Windows, Progress 11.
We have a variety of files we send to other groups in the company. These are tab delimited and some of them can be very large, containing 80 million lines or more.
Every so often, they'll report a problem with the data in, let's say, line number 20,000,000. These files are too large for any text editor I have. So I'm trying to write something that will extract a set of lines from the file. Using a .Net StreamReader, I can go through the file and send out only the set of lines of interest. This is not awful, reads about 4 million lines per minute, but that's still a bit slow.
In C#, I can write a bit of code like
public IEnumerable<string> ExtractLines(string f, int StartLine, int EndLine) { return File.ReadLines(f).Skip(StartLine - 1).Take(EndLine - StartLine + 2); }
This is extremely fast. I can't figure out how to translate this to Progress. The Object returned by the File:Readlines method in Progress does not have a Skip or Take method, The object in .Net does. It's the same object, System.Collections.Generic.IEnumerable<T>. A bit of research tells me this has something to do with Lync but I've been unable to get this to work in Progress.

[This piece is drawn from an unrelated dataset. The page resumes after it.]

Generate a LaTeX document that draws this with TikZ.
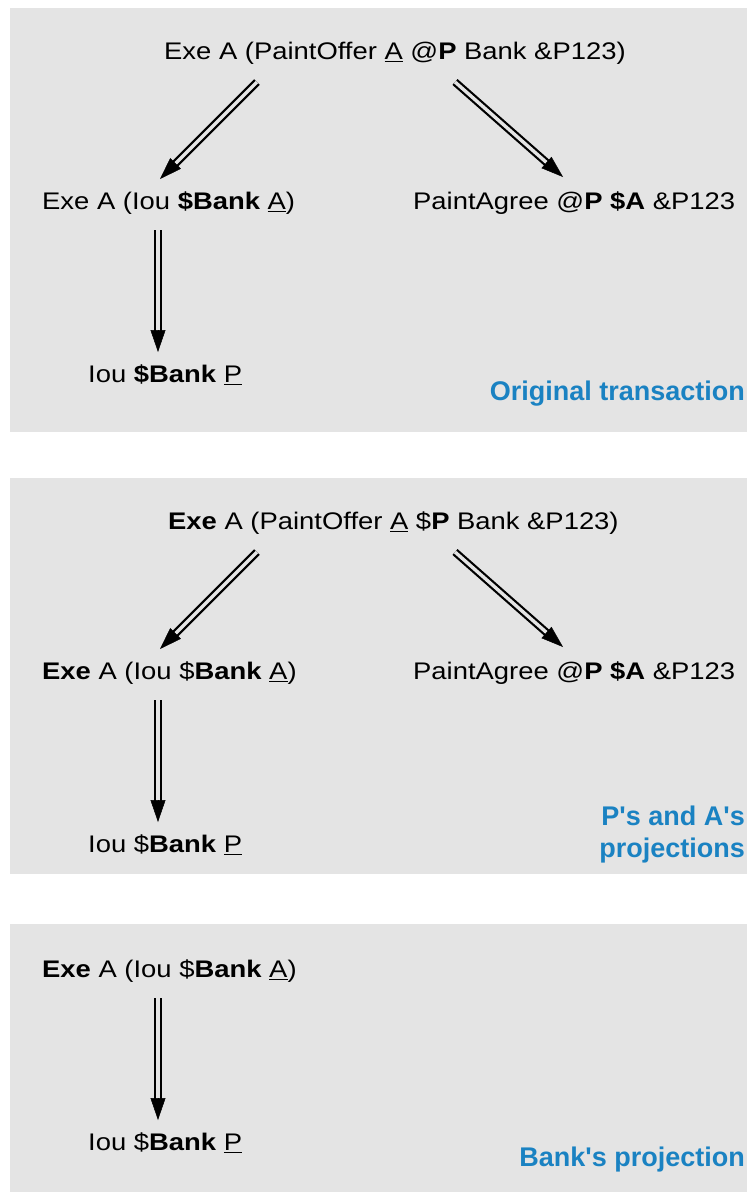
\documentclass[tikz,border=0pt]{standalone}
\usepackage{fontspec}
\setmainfont{Liberation Sans}[FakeStretch=1.142]
\newfontfamily\labelfont{Liberation Sans}
\usetikzlibrary{arrows.meta,calc}
\definecolor{panel}{HTML}{E4E4E4}
\definecolor{lblue}{HTML}{1A82C2}
\newcommand\ul[1]{\setbox0\hbox{#1}\rlap{\rule[-3.4pt]{\wd0}{1.3pt}}\box0\relax}
\newcommand\dblarrow[2]{\draw[shaft] (#1) -- ($(#2)!20pt!(#1)$); \draw[head] ($(#2)!22pt!(#1)$) -- (#2);}
\tikzset{
 panelbox/.style={fill=panel, draw=none},
 txt/.style={anchor=base west, inner sep=0pt, font=\fontsize{24}{29}\selectfont},
 lbl/.style={anchor=base east, inner sep=0pt, align=right, text=lblue, font=\labelfont\bfseries\fontsize{27}{32}\selectfont},
 shaft/.style={draw=black, line width=2.2pt, double=panel, double distance=3.4pt},
 head/.style={line width=0.5pt, -{Triangle[length=22pt,width=15pt]}},
}
\begin{document}
\begin{tikzpicture}[x=1pt,y=-1pt]
\useasboundingbox[fill=white] (0,0) rectangle (747,1192);
% panels
\fill[panelbox] (9.5,8) rectangle (747,432);
\fill[panelbox] (9.5,478) rectangle (747,874);
\fill[panelbox] (9.5,924) rectangle (747,1192);

% panel 1
\node[txt] (t1) at (164,59) {Exe A (PaintOffer \ul{A} @\textbf{P} Bank \&P123)};
\node[txt] (m1) at (42,209) {Exe A (Iou \textbf{\$Bank} \ul{A})};
\node[txt] (r1) at (413,209) {PaintAgree @\textbf{P \$A} \&P123};
\node[txt] (b1) at (88,382) {Iou \textbf{\$Bank} \ul{P}};
\node[lbl] (l1) at (745,400) {Original transaction};
\coordinate (s11) at ([shift={(93,23)}]t1.base west);
\coordinate (e11) at ([shift={(118,-30)}]m1.base west);
\coordinate (s12) at ([shift={(291,23)}]t1.base west);
\coordinate (e12) at ([shift={(150,-32)}]r1.base west);
\coordinate (s13) at ([shift={(116,21)}]m1.base west);
\coordinate (e13) at ([shift={(70,-30)}]b1.base west);
\dblarrow{s11}{e11}
\dblarrow{s12}{e12}
\dblarrow{s13}{e13}

% panel 2
\node[txt] (t2) at (168,529) {\textbf{Exe} A (PaintOffer \ul{A} \$\textbf{P} Bank \&P123)};
\node[txt] (m2) at (42,679) {\textbf{Exe} A (Iou \$\textbf{Bank} \ul{A})};
\node[txt] (r2) at (413,679) {PaintAgree @\textbf{P \$A} \&P123};
\node[txt] (b2) at (88,852) {Iou \$\textbf{Bank} \ul{P}};
\node[lbl] (l2) at (745,857) {P's and A's\\projections};
\coordinate (s21) at ([shift={(89,23)}]t2.base west);
\coordinate (e21) at ([shift={(118,-30)}]m2.base west);
\coordinate (s22) at ([shift={(287,23)}]t2.base west);
\coordinate (e22) at ([shift={(150,-32)}]r2.base west);
\coordinate (s23) at ([shift={(116,21)}]m2.base west);
\coordinate (e23) at ([shift={(70,-30)}]b2.base west);
\dblarrow{s21}{e21}
\dblarrow{s22}{e22}
\dblarrow{s23}{e23}

% panel 3
\node[txt] (m3) at (42,977) {\textbf{Exe} A (Iou \$\textbf{Bank} \ul{A})};
\node[txt] (b3) at (88,1150) {Iou \$\textbf{Bank} \ul{P}};
\node[lbl] (l3) at (745,1166) {Bank's projection};
\coordinate (s33) at ([shift={(116,21)}]m3.base west);
\coordinate (e33) at ([shift={(70,-30)}]b3.base west);
\dblarrow{s33}{e33}
\end{tikzpicture}
\end{document}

If anyone can help translate this, or if you have other suggestions for dealing with pulling a small set of lines from a very large file, It would be greatly appreciated.
Thanks,
Tom
Hi,
It doesn't look to me like a Progress task at all, why not use SED instead?
For lines 100 to 200
sed -n 100,200p filename > newfile
That will do it, and pretty quick.
Regards,
I meant Linq, not Lync
GNU sed for windows will help since sed isn't part of Windows by default.
gnuwin32.sourceforge.net/.../sed.htm
Or you could just make your C# program available to call from Progress. If your file was fixed length you could use SEEK but other than that... Progress isn't the place to be scanning through large files.
Maybe one of the class gurus can chime in on your original question though.
Yes, a windows version of SED is certainly one way to deal with this. But I would really like to understand why I can't use those methods in Progress.
Yes, the compiled C# program works from Progress but I'd rather avoid that if possible.
Understood completely... just offering some work arounds until the Windows OO experts show up :-)
Skip() is a generic method and we do not support calling generic methods in the ABL.